- _Stated task_:
Print the listing from its top line through the line containing "(pp) at (226.5,507)", nothing more, and leave out the pictures.

"""

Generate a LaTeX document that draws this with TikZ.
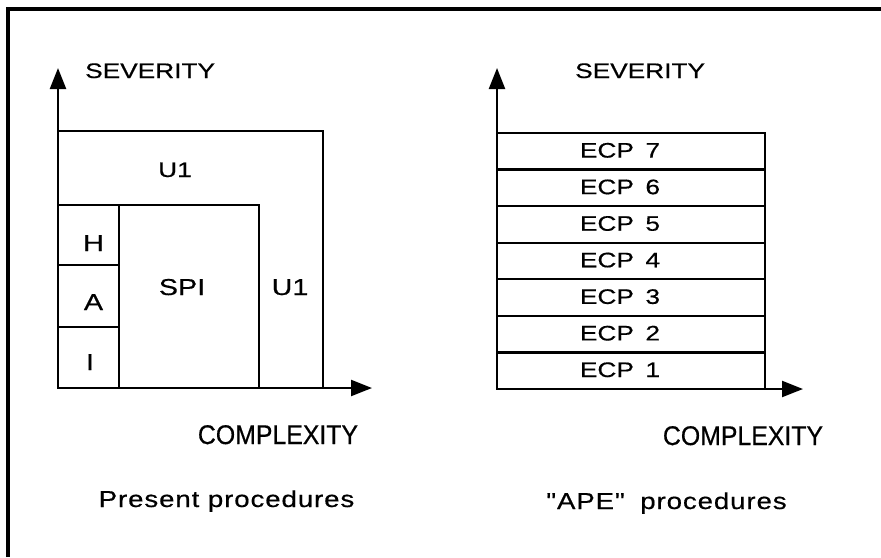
\documentclass[tikz,border=0pt]{standalone}
\usepackage{fontspec}
\usetikzlibrary{arrows.meta}
\newfontfamily\widefont[FakeStretch=1.25,FakeBold=0.5]{Liberation Sans}
\newfontfamily\condfont[FakeStretch=0.92,FakeBold=0.5]{Liberation Sans}
\newfontfamily\spacedfont[FakeStretch=1.2,LetterSpace=4,FakeBold=0.5]{Liberation Sans}
\tikzset{
  boxline/.style={line width=2.2pt},
  axisline/.style={line width=2.3pt,-{Triangle[length=21pt,width=16pt]}},
  frameline/.style={line width=3.2pt},
  lab/.style={inner sep=0pt,anchor=base,font=\widefont\fontsize{21}{21}\selectfont},
  labbig/.style={inner sep=0pt,anchor=base,font=\widefont\fontsize{23}{23}\selectfont},
  cplx/.style={inner sep=0pt,anchor=base,font=\condfont\fontsize{27}{27}\selectfont},
  capt/.style={inner sep=0pt,anchor=base,font=\spacedfont\fontsize{23}{23}\selectfont},
}
\begin{document}
\begin{tikzpicture}[x=1pt,y=-1pt]
\useasboundingbox (0,0) rectangle (881,557);
\fill[white] (0,0) rectangle (881,557);
% frame (open)
\coordinate (FB) at (8,557);
\coordinate (FC) at (8,9);
\coordinate (FR) at (881,9);
\draw[frameline] (FB) -- (FC) -- (FR);

% ---------- left diagram ----------
\coordinate (O1) at (58,388);
\coordinate (Y1) at (58,68);
\coordinate (X1) at (372,388);
\draw[boxline] (58,131) rectangle (323,388);
\draw[boxline] (58,205) rectangle (259,388);
\draw[boxline] (58,205) rectangle (119,388);
\draw[boxline] (58,265) -- (119,265);
\draw[boxline] (58,327) -- (119,327);
\draw[axisline] (O1) -- (Y1);
\draw[axisline] (O1) -- (X1);

\node[lab,anchor=base west] (sev1) at (85,78) {SEVERITY};
\node[lab] (u1top) at (175,177) {U1};
\node[labbig] (h) at (93.5,251) {H};
\node[labbig] (a) at (93.5,310) {A};
\node[labbig] (i) at (90,370) {I};
\node[labbig] (spi) at (182,295) {SPI};
\node[labbig] (u1r) at (290,295) {U1};
\node[cplx] (cx1) at (278,444) {COMPLEXITY};
\node[capt] (pp) at (226.5,507) {Present procedures};

% ---------- right diagram ----------
\coordinate (O2) at (497,389);
\coordinate (Y2) at (497,68);
\coordinate (X2) at (803,389);
\draw[boxline] (497,133) rectangle (765,389);
\foreach \k in {1,...,6}{
  \draw[boxline] (497,{389-\k*36.571}) -- (765,{389-\k*36.571});
}
\foreach \k in {1,...,7}{
  \node[lab] (ecp\k) at (620,{389-(\k-1)*36.571-12}) {ECP\hspace{0.55em}\k};
}
\draw[axisline] (O2) -- (Y2);
\draw[axisline] (O2) -- (X2);

\node[lab,anchor=base west] (sev2) at (575,78) {SEVERITY};
\node[cplx] (cx2) at (743,445) {COMPLEXITY};
\node[capt] (ape) at (666.5,509) {"APE"\hspace{0.3em} procedures};
\end{tikzpicture}
\end{document}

"""

- _Answer in full_:
Generate a LaTeX document that draws this with TikZ.
\documentclass[tikz,border=0pt]{standalone}
\usepackage{fontspec}
\usetikzlibrary{arrows.meta}
\newfontfamily\widefont[FakeStretch=1.25,FakeBold=0.5]{Liberation Sans}
\newfontfamily\condfont[FakeStretch=0.92,FakeBold=0.5]{Liberation Sans}
\newfontfamily\spacedfont[FakeStretch=1.2,LetterSpace=4,FakeBold=0.5]{Liberation Sans}
\tikzset{
  boxline/.style={line width=2.2pt},
  axisline/.style={line width=2.3pt,-{Triangle[length=21pt,width=16pt]}},
  frameline/.style={line width=3.2pt},
  lab/.style={inner sep=0pt,anchor=base,font=\widefont\fontsize{21}{21}\selectfont},
  labbig/.style={inner sep=0pt,anchor=base,font=\widefont\fontsize{23}{23}\selectfont},
  cplx/.style={inner sep=0pt,anchor=base,font=\condfont\fontsize{27}{27}\selectfont},
  capt/.style={inner sep=0pt,anchor=base,font=\spacedfont\fontsize{23}{23}\selectfont},
}
\begin{document}
\begin{tikzpicture}[x=1pt,y=-1pt]
\useasboundingbox (0,0) rectangle (881,557);
\fill[white] (0,0) rectangle (881,557);
% frame (open)
\coordinate (FB) at (8,557);
\coordinate (FC) at (8,9);
\coordinate (FR) at (881,9);
\draw[frameline] (FB) -- (FC) -- (FR);

% ---------- left diagram ----------
\coordinate (O1) at (58,388);
\coordinate (Y1) at (58,68);
\coordinate (X1) at (372,388);
\draw[boxline] (58,131) rectangle (323,388);
\draw[boxline] (58,205) rectangle (259,388);
\draw[boxline] (58,205) rectangle (119,388);
\draw[boxline] (58,265) -- (119,265);
\draw[boxline] (58,327) -- (119,327);
\draw[axisline] (O1) -- (Y1);
\draw[axisline] (O1) -- (X1);

\node[lab,anchor=base west] (sev1) at (85,78) {SEVERITY};
\node[lab] (u1top) at (175,177) {U1};
\node[labbig] (h) at (93.5,251) {H};
\node[labbig] (a) at (93.5,310) {A};
\node[labbig] (i) at (90,370) {I};
\node[labbig] (spi) at (182,295) {SPI};
\node[labbig] (u1r) at (290,295) {U1};
\node[cplx] (cx1) at (278,444) {COMPLEXITY};
\node[capt] (pp) at (226.5,507) {Present procedures};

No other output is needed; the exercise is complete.